---- Given information

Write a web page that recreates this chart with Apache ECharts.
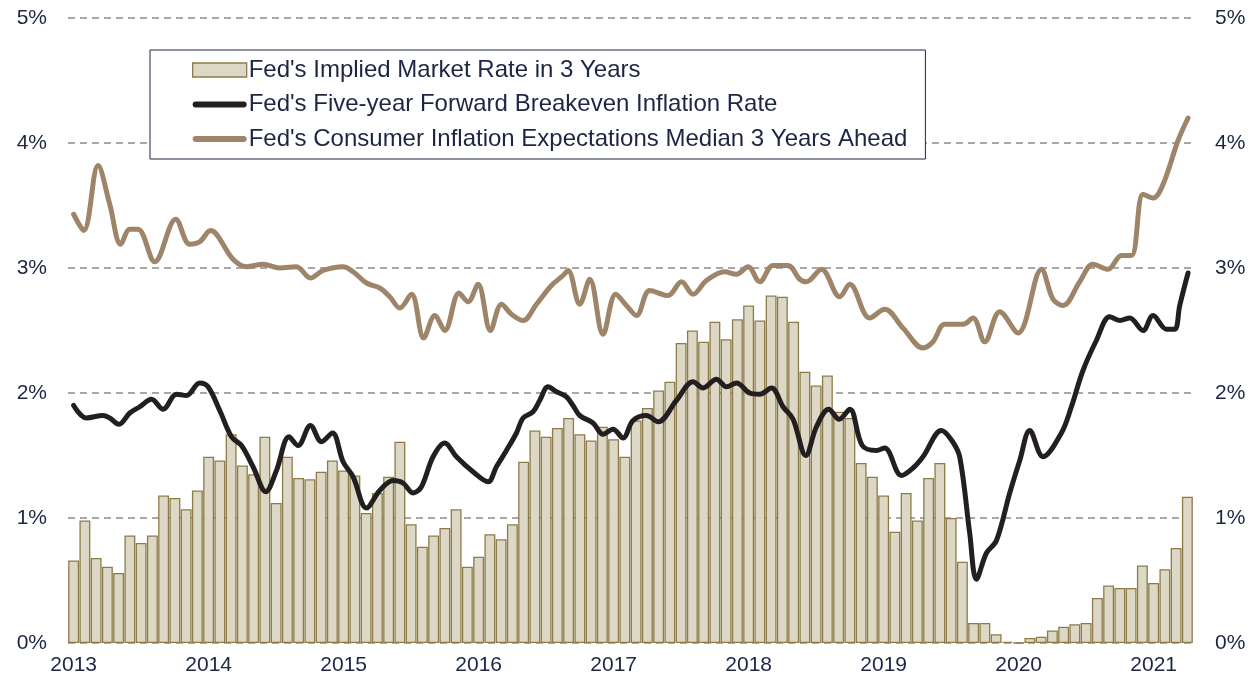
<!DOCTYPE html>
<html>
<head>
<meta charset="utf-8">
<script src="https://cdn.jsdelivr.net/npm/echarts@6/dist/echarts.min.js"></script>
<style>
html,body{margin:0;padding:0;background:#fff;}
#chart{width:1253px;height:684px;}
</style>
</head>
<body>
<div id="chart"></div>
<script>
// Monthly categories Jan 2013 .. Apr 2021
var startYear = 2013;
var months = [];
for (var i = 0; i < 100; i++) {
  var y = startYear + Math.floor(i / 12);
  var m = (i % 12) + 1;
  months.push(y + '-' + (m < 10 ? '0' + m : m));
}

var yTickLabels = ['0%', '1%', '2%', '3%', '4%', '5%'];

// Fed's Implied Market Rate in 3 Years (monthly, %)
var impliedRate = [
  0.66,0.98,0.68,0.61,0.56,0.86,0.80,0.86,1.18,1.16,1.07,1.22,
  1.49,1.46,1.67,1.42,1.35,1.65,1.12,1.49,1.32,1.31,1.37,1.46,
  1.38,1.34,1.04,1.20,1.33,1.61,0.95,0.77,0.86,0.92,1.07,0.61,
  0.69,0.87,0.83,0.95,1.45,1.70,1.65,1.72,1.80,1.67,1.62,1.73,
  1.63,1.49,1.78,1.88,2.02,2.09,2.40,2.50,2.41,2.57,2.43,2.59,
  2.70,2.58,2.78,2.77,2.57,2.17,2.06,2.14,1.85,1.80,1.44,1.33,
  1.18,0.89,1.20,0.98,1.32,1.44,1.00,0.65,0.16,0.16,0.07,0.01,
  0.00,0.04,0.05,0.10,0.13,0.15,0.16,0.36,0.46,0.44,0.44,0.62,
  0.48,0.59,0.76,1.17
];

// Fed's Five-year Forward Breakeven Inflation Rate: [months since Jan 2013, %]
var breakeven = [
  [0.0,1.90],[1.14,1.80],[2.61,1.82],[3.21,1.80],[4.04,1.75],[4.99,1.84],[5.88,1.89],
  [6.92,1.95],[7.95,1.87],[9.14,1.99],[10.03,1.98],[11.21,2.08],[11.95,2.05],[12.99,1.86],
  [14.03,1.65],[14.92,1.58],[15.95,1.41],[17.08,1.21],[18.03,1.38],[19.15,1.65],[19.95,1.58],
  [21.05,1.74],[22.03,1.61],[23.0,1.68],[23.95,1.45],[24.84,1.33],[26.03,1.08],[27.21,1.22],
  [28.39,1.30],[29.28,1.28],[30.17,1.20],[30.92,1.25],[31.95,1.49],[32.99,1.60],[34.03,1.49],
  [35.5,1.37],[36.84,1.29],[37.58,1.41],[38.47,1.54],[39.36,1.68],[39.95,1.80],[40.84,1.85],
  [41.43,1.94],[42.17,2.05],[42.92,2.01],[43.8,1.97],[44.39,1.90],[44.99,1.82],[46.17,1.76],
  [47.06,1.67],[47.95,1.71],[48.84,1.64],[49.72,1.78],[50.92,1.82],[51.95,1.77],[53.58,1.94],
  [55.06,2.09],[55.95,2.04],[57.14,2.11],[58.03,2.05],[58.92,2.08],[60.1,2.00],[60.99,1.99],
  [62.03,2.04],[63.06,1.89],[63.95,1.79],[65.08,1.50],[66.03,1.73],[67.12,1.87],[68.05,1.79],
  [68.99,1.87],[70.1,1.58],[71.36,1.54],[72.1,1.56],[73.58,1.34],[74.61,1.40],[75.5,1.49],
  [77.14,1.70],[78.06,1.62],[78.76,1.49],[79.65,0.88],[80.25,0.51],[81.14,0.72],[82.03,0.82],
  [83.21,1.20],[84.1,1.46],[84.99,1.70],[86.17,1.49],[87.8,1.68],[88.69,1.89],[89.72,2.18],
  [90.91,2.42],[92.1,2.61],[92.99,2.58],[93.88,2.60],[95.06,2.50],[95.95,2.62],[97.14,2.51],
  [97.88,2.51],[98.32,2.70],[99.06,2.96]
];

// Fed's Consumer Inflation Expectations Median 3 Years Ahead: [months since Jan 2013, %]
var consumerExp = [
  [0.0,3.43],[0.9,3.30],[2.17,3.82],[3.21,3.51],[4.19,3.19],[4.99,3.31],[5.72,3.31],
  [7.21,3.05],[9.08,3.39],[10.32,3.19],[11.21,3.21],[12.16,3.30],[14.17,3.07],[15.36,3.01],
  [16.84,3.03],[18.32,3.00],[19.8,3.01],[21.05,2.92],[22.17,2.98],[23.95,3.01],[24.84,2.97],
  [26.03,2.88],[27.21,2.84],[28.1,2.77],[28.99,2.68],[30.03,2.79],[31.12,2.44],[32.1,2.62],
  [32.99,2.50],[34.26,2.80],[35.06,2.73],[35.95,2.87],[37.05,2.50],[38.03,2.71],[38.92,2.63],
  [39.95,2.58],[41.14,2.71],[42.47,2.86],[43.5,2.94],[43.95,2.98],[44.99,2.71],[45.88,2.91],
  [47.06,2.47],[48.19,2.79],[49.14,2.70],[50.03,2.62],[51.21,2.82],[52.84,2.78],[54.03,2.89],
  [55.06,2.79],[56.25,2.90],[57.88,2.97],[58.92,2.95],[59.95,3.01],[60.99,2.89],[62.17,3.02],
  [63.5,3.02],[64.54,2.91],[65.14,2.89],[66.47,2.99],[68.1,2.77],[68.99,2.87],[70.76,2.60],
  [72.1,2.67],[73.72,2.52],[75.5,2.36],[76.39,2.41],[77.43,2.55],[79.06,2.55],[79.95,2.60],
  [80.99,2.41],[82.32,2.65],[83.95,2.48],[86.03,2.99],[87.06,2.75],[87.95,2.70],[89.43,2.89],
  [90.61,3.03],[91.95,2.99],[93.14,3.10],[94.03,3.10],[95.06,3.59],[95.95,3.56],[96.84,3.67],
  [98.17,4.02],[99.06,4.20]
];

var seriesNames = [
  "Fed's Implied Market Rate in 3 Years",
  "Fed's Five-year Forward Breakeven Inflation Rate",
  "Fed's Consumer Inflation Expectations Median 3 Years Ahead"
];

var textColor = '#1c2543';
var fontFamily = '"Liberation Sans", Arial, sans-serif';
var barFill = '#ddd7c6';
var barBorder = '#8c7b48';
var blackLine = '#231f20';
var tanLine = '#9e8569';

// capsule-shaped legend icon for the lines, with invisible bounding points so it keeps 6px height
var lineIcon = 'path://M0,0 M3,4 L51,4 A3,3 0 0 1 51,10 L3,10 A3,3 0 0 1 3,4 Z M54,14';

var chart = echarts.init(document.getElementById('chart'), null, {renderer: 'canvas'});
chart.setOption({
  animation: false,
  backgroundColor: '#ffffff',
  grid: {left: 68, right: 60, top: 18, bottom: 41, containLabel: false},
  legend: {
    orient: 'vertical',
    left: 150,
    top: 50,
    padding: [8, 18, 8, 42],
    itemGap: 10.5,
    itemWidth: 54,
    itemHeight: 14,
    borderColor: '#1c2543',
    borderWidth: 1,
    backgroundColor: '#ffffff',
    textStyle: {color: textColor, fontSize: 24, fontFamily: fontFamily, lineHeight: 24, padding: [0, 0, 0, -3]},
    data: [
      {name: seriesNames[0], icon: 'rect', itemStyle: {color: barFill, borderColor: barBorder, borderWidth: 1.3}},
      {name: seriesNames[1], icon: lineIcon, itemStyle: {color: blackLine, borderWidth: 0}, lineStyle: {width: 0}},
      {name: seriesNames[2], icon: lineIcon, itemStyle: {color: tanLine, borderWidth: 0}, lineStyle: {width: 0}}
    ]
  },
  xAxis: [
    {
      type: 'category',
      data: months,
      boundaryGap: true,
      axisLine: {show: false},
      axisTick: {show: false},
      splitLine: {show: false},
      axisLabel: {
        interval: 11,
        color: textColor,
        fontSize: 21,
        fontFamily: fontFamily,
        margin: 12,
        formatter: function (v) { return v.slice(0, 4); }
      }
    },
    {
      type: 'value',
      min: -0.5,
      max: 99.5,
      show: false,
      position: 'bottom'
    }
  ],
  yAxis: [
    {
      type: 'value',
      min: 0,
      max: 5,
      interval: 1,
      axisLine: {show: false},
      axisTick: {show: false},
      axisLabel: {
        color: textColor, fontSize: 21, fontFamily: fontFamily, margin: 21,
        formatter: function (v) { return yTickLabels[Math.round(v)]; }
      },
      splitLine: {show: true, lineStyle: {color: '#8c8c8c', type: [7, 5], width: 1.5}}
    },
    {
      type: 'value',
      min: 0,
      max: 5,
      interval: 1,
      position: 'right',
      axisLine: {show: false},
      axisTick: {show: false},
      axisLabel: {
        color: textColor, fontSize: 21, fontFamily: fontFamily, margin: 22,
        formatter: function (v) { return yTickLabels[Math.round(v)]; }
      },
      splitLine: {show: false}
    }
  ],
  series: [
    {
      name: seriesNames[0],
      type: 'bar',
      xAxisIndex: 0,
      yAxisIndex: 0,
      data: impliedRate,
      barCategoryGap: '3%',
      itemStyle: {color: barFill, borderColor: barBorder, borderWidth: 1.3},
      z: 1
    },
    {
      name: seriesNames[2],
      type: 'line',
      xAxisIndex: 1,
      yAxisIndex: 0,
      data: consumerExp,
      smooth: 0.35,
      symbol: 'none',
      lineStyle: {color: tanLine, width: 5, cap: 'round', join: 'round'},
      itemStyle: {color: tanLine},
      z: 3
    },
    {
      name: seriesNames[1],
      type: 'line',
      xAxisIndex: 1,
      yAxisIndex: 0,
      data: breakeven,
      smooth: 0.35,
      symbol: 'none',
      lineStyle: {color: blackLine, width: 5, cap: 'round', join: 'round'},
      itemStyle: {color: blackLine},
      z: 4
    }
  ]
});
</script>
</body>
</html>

--------

Work to do: Give again, exactly, the lines from the start of the data through the one holding "var yTickLabels = ['0%', '1%', '2%', '3%', '4%', '5%'];"; omit the pictures.

The completed task:
Write a web page that recreates this chart with Apache ECharts.
<!DOCTYPE html>
<html>
<head>
<meta charset="utf-8">
<script src="https://cdn.jsdelivr.net/npm/echarts@6/dist/echarts.min.js"></script>
<style>
html,body{margin:0;padding:0;background:#fff;}
#chart{width:1253px;height:684px;}
</style>
</head>
<body>
<div id="chart"></div>
<script>
// Monthly categories Jan 2013 .. Apr 2021
var startYear = 2013;
var months = [];
for (var i = 0; i < 100; i++) {
  var y = startYear + Math.floor(i / 12);
  var m = (i % 12) + 1;
  months.push(y + '-' + (m < 10 ? '0' + m : m));
}

var yTickLabels = ['0%', '1%', '2%', '3%', '4%', '5%'];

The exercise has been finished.